-- begin --
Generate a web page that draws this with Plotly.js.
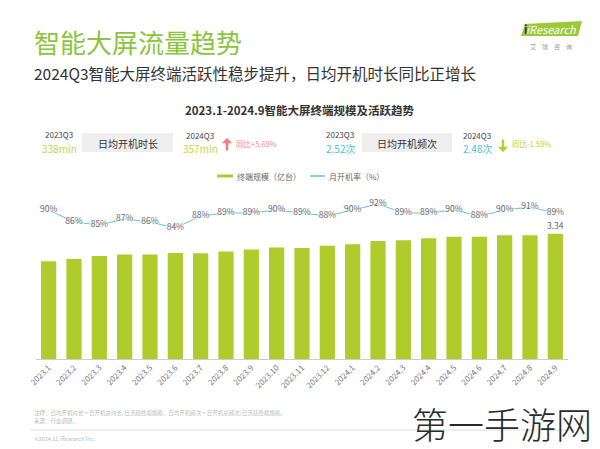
<!DOCTYPE html>
<html>
<head>
<meta charset="utf-8">
<script src="https://cdn.plot.ly/plotly-3.0.1.min.js"></script>
<style>html,body{margin:0;padding:0;background:#fff;}#chart{width:600px;height:449px;}</style>
</head>
<body>
<div id="chart"></div>
<script>
// ---- data ----
const months = ["2023.1","2023.2","2023.3","2023.4","2023.5","2023.6","2023.7","2023.8","2023.9","2023.10","2023.11","2023.12",
                "2024.1","2024.2","2024.3","2024.4","2024.5","2024.6","2024.7","2024.8","2024.9"];
const terminalScale = [2.61,2.67,2.75,2.79,2.79,2.83,2.82,2.87,2.92,2.97,2.96,3.02,3.06,3.15,3.17,3.22,3.26,3.26,3.30,3.30,3.34];
const monthlyOnRate = [90,86,85,87,86,84,88,89,89,90,89,88,90,92,89,89,90,88,90,91,89];
const seriesNames = ["终端规模（亿台）","月开机率（%）"];
const kpiLeft = {label:"日均开机时长", prevQ:"2023Q3", prevVal:"338min", curQ:"2024Q3", curVal:"357min", change:"同比+5.69%"};
const kpiRight = {label:"日均开机频次", prevQ:"2023Q3", prevVal:"2.52次", curQ:"2024Q3", curVal:"2.48次", change:"同比-1.59%"};

// ---- layout helpers ----
const W=600,H=449,L=36,R=32,T=200,B=90;
const PW=W-L-R, PH=H-T-B;
const px = x => (x-L)/PW;
const py = y => (H-B-y)/PH;
const FONT = "Noto Sans CJK SC, Noto Sans, sans-serif";

const barColor = "#AFCB2C";
const lineColor = "#5CC6D6";
const idx = months.map((_,i)=>i);

const traces = [
  {type:"bar", x:idx, y:terminalScale, name:seriesNames[0], marker:{color:barColor}, hoverinfo:"skip", showlegend:false},
  {type:"scatter", mode:"lines", x:idx, y:monthlyOnRate, yaxis:"y2", name:seriesNames[1], cliponaxis:false,
   line:{color:lineColor, width:1}, hoverinfo:"skip", showlegend:false},
  {type:"scatter", mode:"text", x:idx, y:monthlyOnRate, yaxis:"y2", cliponaxis:false,
   text:monthlyOnRate.map(v=>v+"%"), textposition:"middle center",
   textfont:{family:FONT, size:8.5, color:"#666", shadow:"0 0 2px #fff, 0 0 2px #fff, 0 0 3px #fff, 0 0 3px #fff"},
   hoverinfo:"skip", showlegend:false}
];

const ann = [];
const shapes = [];
function t(x,y,text,size,color,opts){ ann.push(Object.assign({xref:"paper",yref:"paper",x:px(x),y:py(y),text:text,showarrow:false,
  font:{family:FONT,size:size,color:color},xanchor:"left",yanchor:"middle"},opts||{})); }

// titles
t(32,41,"智能大屏流量趋势",26,"#8CC43F");
t(32,73,"2024Q3智能大屏终端活跃性稳步提升，日均开机时长同比正增长",15.5,"#333");
t(300,110,"<b>2023.1-2024.9智能大屏终端规模及活跃趋势</b>",11.5,"#333",{xanchor:"center"});

// logo
shapes.push({type:"path",xref:"paper",yref:"paper",
  path:`M ${px(521)} ${py(36)} L ${px(578)} ${py(36)} L ${px(582)} ${py(21)} L ${px(525)} ${py(24)} Z`,
  fillcolor:"#9CC93B",line:{width:0}});
t(551,29,"<i>iResearch</i>",11,"#fff",{xanchor:"center"});
t(522,29,"<b>i</b>",11,"#333",{xanchor:"left"});
t(551,46,"艾　瑞　咨　询",6,"#999",{xanchor:"center"});

// KPI rows
function kpi(k, x0, boxX0, boxX1, curX, arrowX, chgX, valColor, up, arrowColor, chgColor){
  t(x0,134,k.prevQ,8,"#444",{xanchor:"center"});
  t(x0,148,k.prevVal,10,valColor,{xanchor:"center"});
  shapes.push({type:"rect",xref:"paper",yref:"paper",x0:px(boxX0),x1:px(boxX1),y0:py(152),y1:py(133),fillcolor:"#EEEEEE",line:{width:0}});
  t((boxX0+boxX1)/2,143,k.label,10,"#333",{xanchor:"center"});
  t(curX,135,k.curQ,8,"#444",{xanchor:"center"});
  t(curX,148,k.curVal,10,valColor,{xanchor:"center"});
  ann.push({xref:"paper",yref:"paper",axref:"pixel",ayref:"pixel",x:px(arrowX),y:py(up?138:152),ax:0,ay:up?14:-14,
    text:"",showarrow:true,arrowhead:1,arrowsize:0.7,arrowwidth:2.5,arrowcolor:arrowColor});
  t(chgX,143,k.change,7.5,chgColor);
}
kpi(kpiLeft, 59, 82, 173, 200, 227, 234, "#C4D63E", true, "#F07E7E", "#F08C8C");
kpi(kpiRight, 340, 362, 452, 477, 503, 510, "#4DBFD2", false, "#B5CC3A", "#B8CF40");

// legend
shapes.push({type:"line",xref:"paper",yref:"paper",x0:px(217),x1:px(233),y0:py(176),y1:py(176),line:{color:barColor,width:3}});
t(235,176,seriesNames[0],8,"#666");
shapes.push({type:"line",xref:"paper",yref:"paper",x0:px(310),x1:px(325),y0:py(176),y1:py(176),line:{color:lineColor,width:1.5}});
t(327,176,seriesNames[1],8,"#666");

// value label on last bar
const li = months.length-1;
ann.push({x:idx[li],y:terminalScale[li],xref:"x",yref:"y",text:terminalScale[li].toFixed(2),showarrow:false,
  yanchor:"bottom",yshift:1,font:{family:FONT,size:8.5,color:"#666"}});

// footer
t(32,413,"注释：日均开机时长 = 日开机总时长/日活跃终端规模，日均开机频次 = 日开机总频次/日活跃终端规模。",5.5,"#bbb");
t(32,421,"来源：行业调研。",5.5,"#bbb");
shapes.push({type:"line",xref:"paper",yref:"paper",x0:px(30),x1:px(575),y0:py(430),y1:py(430),line:{color:"#ddd",width:1}});
t(32,439,"©2024.11 iResearch Inc.",5.5,"#bbb");
// watermark
t(410,423,"第一手游网",36,"#2a2a2a",{font:{family:FONT,size:36,color:"#2a2a2a",weight:300}});

const layout = {
  width:W,height:H,margin:{l:L,r:R,t:T,b:B,pad:0},
  paper_bgcolor:"#fff",plot_bgcolor:"#fff",
  font:{family:FONT},
  bargap:0.4,
  xaxis:{range:[-0.5,months.length-0.5],tickmode:"array",tickvals:idx,ticktext:months,
         showline:true,linecolor:"#CCCCCC",linewidth:1,ticks:"",showgrid:false,zeroline:false,
         tickangle:-45,tickfont:{family:FONT,size:8,color:"#777"},fixedrange:true},
  yaxis:{range:[0,4.24],visible:false,showgrid:false,zeroline:false,fixedrange:true},
  yaxis2:{range:[40.33,93.33],overlaying:"y",visible:false,showgrid:false,zeroline:false,fixedrange:true},
  showlegend:false,
  annotations:ann,
  shapes:shapes
};
Plotly.newPlot("chart",traces,layout,{staticPlot:true,displayModeBar:false});
</script>
</body>
</html>
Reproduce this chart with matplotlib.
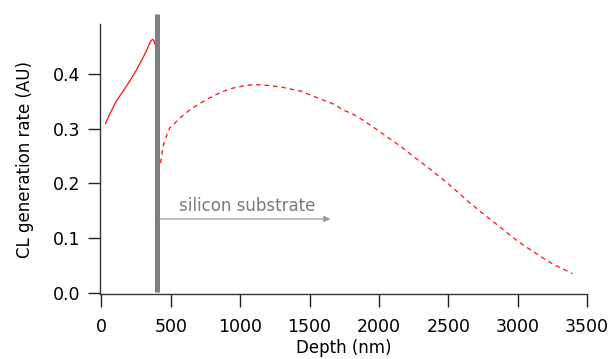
import matplotlib
matplotlib.use("Agg")
import matplotlib.pyplot as plt

# depth (nm) and CL generation rate (AU)
layer_x = [30, 45, 61, 85, 109, 150, 205, 250, 301, 330, 349, 360, 369, 378, 385]
layer_y = [0.309, 0.318, 0.327, 0.339, 0.351, 0.366, 0.387, 0.406, 0.430, 0.445,
           0.457, 0.461, 0.463, 0.461, 0.455]

subst_x = [427, 444, 468, 492, 541, 588, 636, 696, 757, 817, 889, 949, 1021, 1081,
           1153, 1225, 1297, 1369, 1442, 1520, 1600, 1682, 1741, 1809, 1869, 1929,
           1987, 2042, 2097, 2155, 2210, 2265, 2323, 2379, 2433, 2487, 2565, 2643,
           2725, 2804, 2890, 2972, 3055, 3140, 3200, 3260, 3325, 3395]
subst_y = [0.237, 0.268, 0.286, 0.301, 0.313, 0.324, 0.334, 0.344, 0.353, 0.361,
           0.369, 0.374, 0.378, 0.380, 0.380, 0.378, 0.376, 0.372, 0.368, 0.360,
           0.352, 0.344, 0.334, 0.327, 0.318, 0.308, 0.298, 0.288, 0.278, 0.268,
           0.257, 0.246, 0.235, 0.224, 0.213, 0.202, 0.185, 0.167, 0.150, 0.134,
           0.117, 0.100, 0.085, 0.071, 0.061, 0.052, 0.044, 0.035]

interface_x = 400
arrow_y = 0.135
arrow_x = [420, 1650]
xticks = [0, 500, 1000, 1500, 2000, 2500, 3000, 3500]
yticks = [0.0, 0.1, 0.2, 0.3, 0.4]

plt.rcParams['font.family'] = ['DejaVu Sans']
plt.rcParams['lines.scale_dashes'] = False

fig = plt.figure(figsize=(6.15, 3.59), dpi=100)
ax = fig.add_axes([100 / 615, 1 - 294 / 359, 487 / 615, 270 / 359])

ax.plot(layer_x, layer_y, color='#ff1a1a', lw=0.95)
ax.plot(subst_x, subst_y, color='#ff1a1a', lw=0.95, dashes=(3.3, 2.8))

# interface bar
ax.plot([interface_x, interface_x], [0.002, 0.51], color='#7f7f7f', lw=3.6,
        solid_capstyle='butt', clip_on=False, zorder=3)

ax.annotate('', xy=(arrow_x[1], arrow_y), xytext=(arrow_x[0], arrow_y),
            arrowprops=dict(arrowstyle='-|>', color='#9a9a9a', lw=0.9,
                            mutation_scale=9, shrinkA=0, shrinkB=0))
ax.text(560, 0.149, 'silicon substrate', color='#7a7a7a', fontsize=12)

ax.set_xlim(-10, 3500)
ax.set_ylim(-0.002, 0.491)
ax.set_xticks(xticks)
ax.set_yticks(yticks)
ax.set_yticklabels(['%.1f' % v for v in yticks])

for s in ['top', 'right']:
    ax.spines[s].set_visible(False)
for s in ['left', 'bottom']:
    ax.spines[s].set_color('#333333')
    ax.spines[s].set_linewidth(1.0)
ax.tick_params(axis='both', direction='out', length=9, width=1.0,
               color='#222222', labelsize=12.5, pad=5)
ax.tick_params(axis='x', pad=8)

ax.set_xlabel('Depth (nm)', fontsize=12, labelpad=2.5)
ax.set_ylabel('CL generation rate (AU)', fontsize=12, labelpad=14)

fig.savefig('out.png', dpi=100)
-- end --
▸ **Problem requirements**: Up in the listing, locate the line with "Reproduce this chart with matplotlib."; print it and every line after it down to the line with "0.117, 0.100, 0.085, 0.071, 0.061, 0.052, 0.044, 0.035]", which is included too. Skip the pictures.

▸ **Written reply**:
Reproduce this chart with matplotlib.
import matplotlib
matplotlib.use("Agg")
import matplotlib.pyplot as plt

# depth (nm) and CL generation rate (AU)
layer_x = [30, 45, 61, 85, 109, 150, 205, 250, 301, 330, 349, 360, 369, 378, 385]
layer_y = [0.309, 0.318, 0.327, 0.339, 0.351, 0.366, 0.387, 0.406, 0.430, 0.445,
           0.457, 0.461, 0.463, 0.461, 0.455]

subst_x = [427, 444, 468, 492, 541, 588, 636, 696, 757, 817, 889, 949, 1021, 1081,
           1153, 1225, 1297, 1369, 1442, 1520, 1600, 1682, 1741, 1809, 1869, 1929,
           1987, 2042, 2097, 2155, 2210, 2265, 2323, 2379, 2433, 2487, 2565, 2643,
           2725, 2804, 2890, 2972, 3055, 3140, 3200, 3260, 3325, 3395]
subst_y = [0.237, 0.268, 0.286, 0.301, 0.313, 0.324, 0.334, 0.344, 0.353, 0.361,
           0.369, 0.374, 0.378, 0.380, 0.380, 0.378, 0.376, 0.372, 0.368, 0.360,
           0.352, 0.344, 0.334, 0.327, 0.318, 0.308, 0.298, 0.288, 0.278, 0.268,
           0.257, 0.246, 0.235, 0.224, 0.213, 0.202, 0.185, 0.167, 0.150, 0.134,
           0.117, 0.100, 0.085, 0.071, 0.061, 0.052, 0.044, 0.035]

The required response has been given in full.